WORK TO DO:
Find and return each line containing "that".

DATA PROVIDED:
****************************************
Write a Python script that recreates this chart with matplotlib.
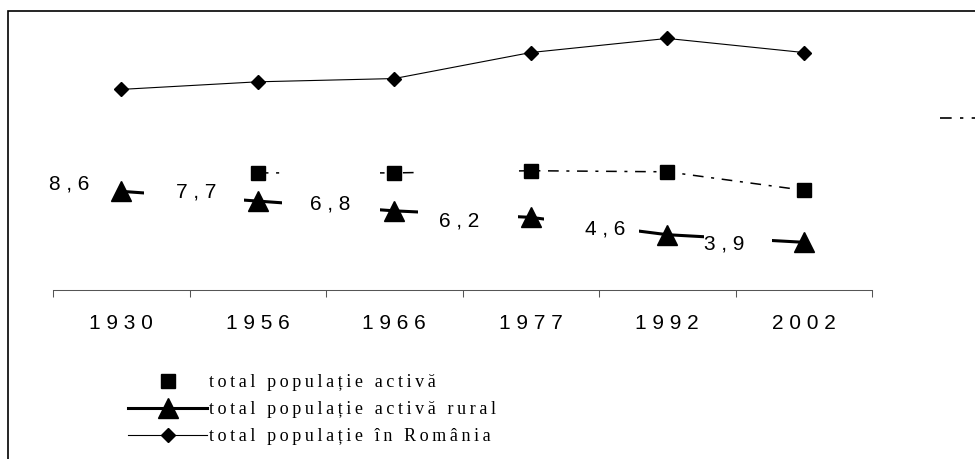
import numpy as np
import matplotlib
matplotlib.use('Agg')
import matplotlib.pyplot as plt
from matplotlib.lines import Line2D
from matplotlib.patches import Rectangle
from matplotlib.offsetbox import AnnotationBbox, DrawingArea

years = ['1930', '1956', '1966', '1977', '1992', '2002']
total_romania = [18.0, 18.7, 19.0, 21.4, 22.7, 21.4]
total_active = [np.nan, 10.3, 10.3, 10.5, 10.4, 8.7]
rural_active = [8.6, 7.7, 6.8, 6.2, 4.6, 3.9]
rural_labels = ['8,6', '7,7', '6,8', '6,2', '4,6', '3,9']
series_names = ['total populație activă',
                'total populație activă rural',
                'total populație în România']

PX = 0.72  # points per pixel at dpi 100

# data label placement, pixels relative to the point (x right, y down)
label_offsets = [(-52, -7), (-62, -9), (-64, -7), (-72, 4), (-62, -6), (-80, 2)]
# white label boxes (like excel) that hide parts of the lines: dx, dy, w, h
label_boxes = [(-52, -7, 80, 40), (-64, -9, 100, 40), (-63, -21, 98, 50),
               (-63, -25, 100, 58), (-76, -6, 95, 40), (-66, 2, 68, 30)]

dashdot = (0, (7, 5, 2, 5))
sans = 'Liberation Sans'
serif = ['Liberation Serif', 'DejaVu Serif']


def spaced(s):
    # letter-spaced legend text, thin spaces between letters
    return ' '.join('\u2009'.join(w) for w in s.split(' ')).replace(' ', '\u2009 \u2009')


fig = plt.figure(figsize=(9.75, 4.59), dpi=100)
ax = fig.add_axes([53 / 975, 1 - 290 / 459, (872 - 53) / 975, (290 - 20) / 459])
x = np.arange(len(years))

l_total, = ax.plot(x, total_romania, color='black', lw=0.8, marker='D', ms=7, zorder=2)
l_active, = ax.plot(x, total_active, color='black', lw=1.1, ls=dashdot, marker='s', ms=9.5, zorder=2)
l_rural, = ax.plot(x, rural_active, color='black', lw=2.2, marker='^', ms=14, zorder=2)

for xi, v, lab, (tx, ty), (bx, by, bw, bh) in zip(x, rural_active, rural_labels, label_offsets, label_boxes):
    ab = AnnotationBbox(DrawingArea(bw * PX, bh * PX), (xi, v), xybox=(bx * PX, -by * PX),
                        boxcoords='offset points', frameon=True, pad=0,
                        bboxprops=dict(fc='white', ec='none'), zorder=3)
    ax.add_artist(ab)
    ax.annotate(' '.join(lab), (xi, v), xytext=(tx * PX, -ty * PX), textcoords='offset points',
                ha='center', va='center', fontsize=15, family=sans, zorder=4)

ax.set_xlim(-0.5, 5.5)
ax.set_ylim(-0.5, 24.4)
ax.set_xticks(np.arange(-0.5, 6, 1))
ax.set_xticklabels([])
ax.set_xticks(x, minor=True)
ax.set_xticklabels([' '.join(y) for y in years], minor=True, fontsize=15, family=sans)
ax.tick_params(axis='x', which='major', length=5, width=0.75, color='#555555', direction='out')
ax.tick_params(axis='x', which='minor', length=0, pad=17.5)
ax.set_yticks([])
for s in ['left', 'right', 'top']:
    ax.spines[s].set_visible(False)
ax.spines['bottom'].set_color('#555555')
ax.spines['bottom'].set_linewidth(0.75)
ax.patch.set_visible(False)

h_active = Line2D([], [], color='black', marker='s', ms=9.5, ls='none')
fig.legend([h_active, l_rural, l_total], [spaced(s) for s in series_names],
           loc='upper left', bbox_to_anchor=(128 / 975, 1 - 374 / 459),
           frameon=False, prop={'family': serif, 'size': 13},
           handlelength=4.4, handletextpad=0.1, labelspacing=0.55,
           borderpad=0, borderaxespad=0, numpoints=1)

# legend of another series, cut by the right edge: only its line sample shows
frag = Line2D([], [], color='black', lw=1.2, ls=dashdot)
fig.legend([frag], [' '], loc='center left',
           bbox_to_anchor=(940 / 975, 1 - 120 / 459), frameon=False,
           prop={'family': serif, 'size': 12},
           handlelength=3, borderpad=0, borderaxespad=0)

fig.patches.append(Rectangle((8 / 975, -0.1), 1.2, 1.1 - 11 / 459, transform=fig.transFigure,
                             fill=False, ec='black', lw=1.2, clip_on=False))

fig.savefig('out.png', dpi=100)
****************************************
TASK RESPONSE:
Write a Python script that recreates this chart with matplotlib.
# white label boxes (like excel) that hide parts of the lines: dx, dy, w, h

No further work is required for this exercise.